- **Set problem**: Please set down all the lines beneath this one exactly, without the pictures.

- **Collected material**:
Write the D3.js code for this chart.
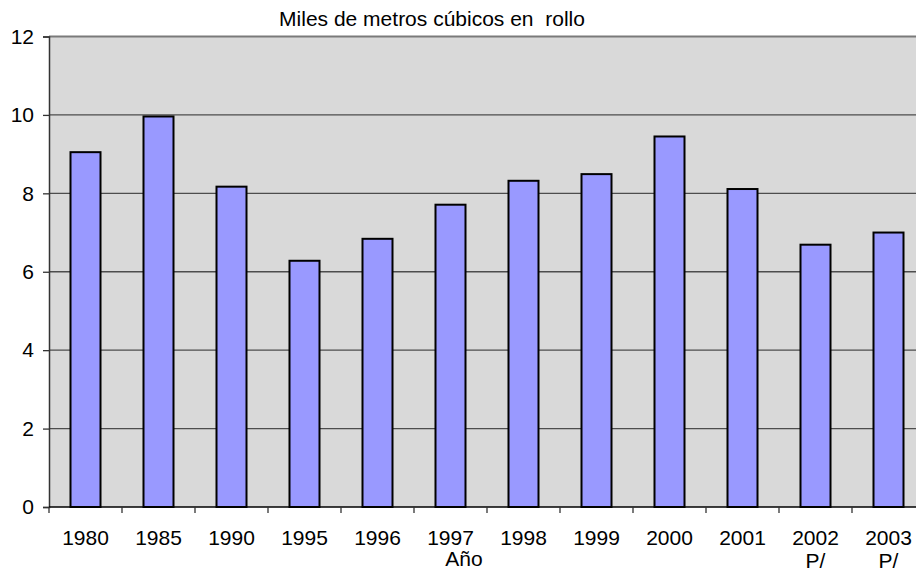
<!DOCTYPE html>
<html>
<head>
<meta charset="utf-8">
<script src="https://cdn.jsdelivr.net/npm/d3@7"></script>
<style>
  body { margin: 0; background: #fff; }
  svg { display: block; font-family: Arial, "Liberation Sans", sans-serif; }
</style>
</head>
<body>
<svg id="chart"></svg>
<script>
// Data
const years = ["1980", "1985", "1990", "1995", "1996", "1997", "1998", "1999", "2000", "2001", "2002", "2003"];
const volumes = [9.05, 9.96, 8.17, 6.28, 6.84, 7.71, 8.32, 8.49, 9.45, 8.11, 6.69, 7.0];
const notes = ["", "", "", "", "", "", "", "", "", "", "P/", "P/"];
const yTicks = [0, 2, 4, 6, 8, 10, 12];

const W = 916, H = 574;
const margin = { top: 36.5, left: 49 };
const width = 876;      // plot runs a little past the right edge, as in the original
const height = 470.5;

const svg = d3.select("#chart")
    .attr("width", W)
    .attr("height", H);

const g = svg.append("g")
    .attr("transform", `translate(${margin.left},${margin.top})`);

// one band per year, ticks sit on the band boundaries
const xCat = d3.scaleBand().domain(years).range([0, width]);

const y = d3.scaleLinear()
    .domain([0, 12])
    .range([height, 0]);

// plot background
g.append("rect")
    .attr("width", width)
    .attr("height", height)
    .attr("fill", "#d9d9d9");

// gridlines
g.selectAll(".grid")
    .data(yTicks.filter(d => d > 0))
    .enter().append("line")
    .attr("x1", 0)
    .attr("x2", width)
    .attr("y1", d => y(d))
    .attr("y2", d => y(d))
    .attr("stroke", d => d === 12 ? "#7a7a7a" : "#4d4d4d")
    .attr("stroke-width", d => d === 12 ? 2 : 1.3);

// bars
g.selectAll(".bar")
    .data(years)
    .enter().append("rect")
    .attr("class", "bar")
    .attr("x", d => xCat(d) + xCat.bandwidth() / 2 - 15)
    .attr("y", (d, i) => y(volumes[i]))
    .attr("width", 30)
    .attr("height", (d, i) => height - y(volumes[i]))
    .attr("fill", "#9999ff")
    .attr("stroke", "#000")
    .attr("stroke-width", 2);

// y axis
const yAxis = g.append("g")
    .call(d3.axisLeft(y).tickValues(yTicks).tickSize(6).tickPadding(9));
yAxis.select(".domain").attr("stroke", "#333").attr("stroke-width", 1.5);
yAxis.selectAll(".tick line").attr("stroke", "#333").attr("stroke-width", 1.3);
yAxis.selectAll(".tick text")
    .attr("font-size", 21)
    .attr("fill", "#000")
    .attr("font-family", "Arial, 'Liberation Sans', sans-serif");

// x axis
const xAxisG = g.append("g")
    .attr("transform", `translate(0,${height})`);
xAxisG.append("line")
    .attr("x1", 0).attr("x2", width)
    .attr("stroke", "#000").attr("stroke-width", 1.5);
xAxisG.selectAll(".xtick")
    .data(years)
    .enter().append("line")
    .attr("x1", d => xCat(d))
    .attr("x2", d => xCat(d))
    .attr("y1", 0)
    .attr("y2", 6)
    .attr("stroke", "#333")
    .attr("stroke-width", 1.3);

xAxisG.selectAll(".xlabel")
    .data(years)
    .enter().append("text")
    .attr("x", d => xCat(d) + xCat.bandwidth() / 2)
    .attr("y", 38)
    .attr("text-anchor", "middle")
    .attr("font-size", 21)
    .text(d => d);

xAxisG.selectAll(".note")
    .data(years)
    .enter().append("text")
    .attr("x", d => xCat(d) + xCat.bandwidth() / 2)
    .attr("y", 61)
    .attr("text-anchor", "middle")
    .attr("font-size", 21)
    .text((d, i) => notes[i]);

// title and axis title
svg.append("text")
    .attr("x", 432)
    .attr("y", 26)
    .attr("text-anchor", "middle")
    .attr("font-size", 21)
    .attr("xml:space", "preserve")
    .style("white-space", "pre")
    .text("Miles de metros cúbicos en  rollo");

svg.append("text")
    .attr("x", 464)
    .attr("y", 566)
    .attr("text-anchor", "middle")
    .attr("font-size", 21)
    .text("Año");
</script>
</body>
</html>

- **Output for this exercise**:
Write the D3.js code for this chart.
<!DOCTYPE html>
<html>
<head>
<meta charset="utf-8">
<script src="https://cdn.jsdelivr.net/npm/d3@7"></script>
<style>
  body { margin: 0; background: #fff; }
  svg { display: block; font-family: Arial, "Liberation Sans", sans-serif; }
</style>
</head>
<body>
<svg id="chart"></svg>
<script>
// Data
const years = ["1980", "1985", "1990", "1995", "1996", "1997", "1998", "1999", "2000", "2001", "2002", "2003"];
const volumes = [9.05, 9.96, 8.17, 6.28, 6.84, 7.71, 8.32, 8.49, 9.45, 8.11, 6.69, 7.0];
const notes = ["", "", "", "", "", "", "", "", "", "", "P/", "P/"];
const yTicks = [0, 2, 4, 6, 8, 10, 12];

const W = 916, H = 574;
const margin = { top: 36.5, left: 49 };
const width = 876;      // plot runs a little past the right edge, as in the original
const height = 470.5;

const svg = d3.select("#chart")
    .attr("width", W)
    .attr("height", H);

const g = svg.append("g")
    .attr("transform", `translate(${margin.left},${margin.top})`);

// one band per year, ticks sit on the band boundaries
const xCat = d3.scaleBand().domain(years).range([0, width]);

const y = d3.scaleLinear()
    .domain([0, 12])
    .range([height, 0]);

// plot background
g.append("rect")
    .attr("width", width)
    .attr("height", height)
    .attr("fill", "#d9d9d9");

// gridlines
g.selectAll(".grid")
    .data(yTicks.filter(d => d > 0))
    .enter().append("line")
    .attr("x1", 0)
    .attr("x2", width)
    .attr("y1", d => y(d))
    .attr("y2", d => y(d))
    .attr("stroke", d => d === 12 ? "#7a7a7a" : "#4d4d4d")
    .attr("stroke-width", d => d === 12 ? 2 : 1.3);

// bars
g.selectAll(".bar")
    .data(years)
    .enter().append("rect")
    .attr("class", "bar")
    .attr("x", d => xCat(d) + xCat.bandwidth() / 2 - 15)
    .attr("y", (d, i) => y(volumes[i]))
    .attr("width", 30)
    .attr("height", (d, i) => height - y(volumes[i]))
    .attr("fill", "#9999ff")
    .attr("stroke", "#000")
    .attr("stroke-width", 2);

// y axis
const yAxis = g.append("g")
    .call(d3.axisLeft(y).tickValues(yTicks).tickSize(6).tickPadding(9));
yAxis.select(".domain").attr("stroke", "#333").attr("stroke-width", 1.5);
yAxis.selectAll(".tick line").attr("stroke", "#333").attr("stroke-width", 1.3);
yAxis.selectAll(".tick text")
    .attr("font-size", 21)
    .attr("fill", "#000")
    .attr("font-family", "Arial, 'Liberation Sans', sans-serif");

// x axis
const xAxisG = g.append("g")
    .attr("transform", `translate(0,${height})`);
xAxisG.append("line")
    .attr("x1", 0).attr("x2", width)
    .attr("stroke", "#000").attr("stroke-width", 1.5);
xAxisG.selectAll(".xtick")
    .data(years)
    .enter().append("line")
    .attr("x1", d => xCat(d))
    .attr("x2", d => xCat(d))
    .attr("y1", 0)
    .attr("y2", 6)
    .attr("stroke", "#333")
    .attr("stroke-width", 1.3);

xAxisG.selectAll(".xlabel")
    .data(years)
    .enter().append("text")
    .attr("x", d => xCat(d) + xCat.bandwidth() / 2)
    .attr("y", 38)
    .attr("text-anchor", "middle")
    .attr("font-size", 21)
    .text(d => d);

xAxisG.selectAll(".note")
    .data(years)
    .enter().append("text")
    .attr("x", d => xCat(d) + xCat.bandwidth() / 2)
    .attr("y", 61)
    .attr("text-anchor", "middle")
    .attr("font-size", 21)
    .text((d, i) => notes[i]);

// title and axis title
svg.append("text")
    .attr("x", 432)
    .attr("y", 26)
    .attr("text-anchor", "middle")
    .attr("font-size", 21)
    .attr("xml:space", "preserve")
    .style("white-space", "pre")
    .text("Miles de metros cúbicos en  rollo");

svg.append("text")
    .attr("x", 464)
    .attr("y", 566)
    .attr("text-anchor", "middle")
    .attr("font-size", 21)
    .text("Año");
</script>
</body>
</html>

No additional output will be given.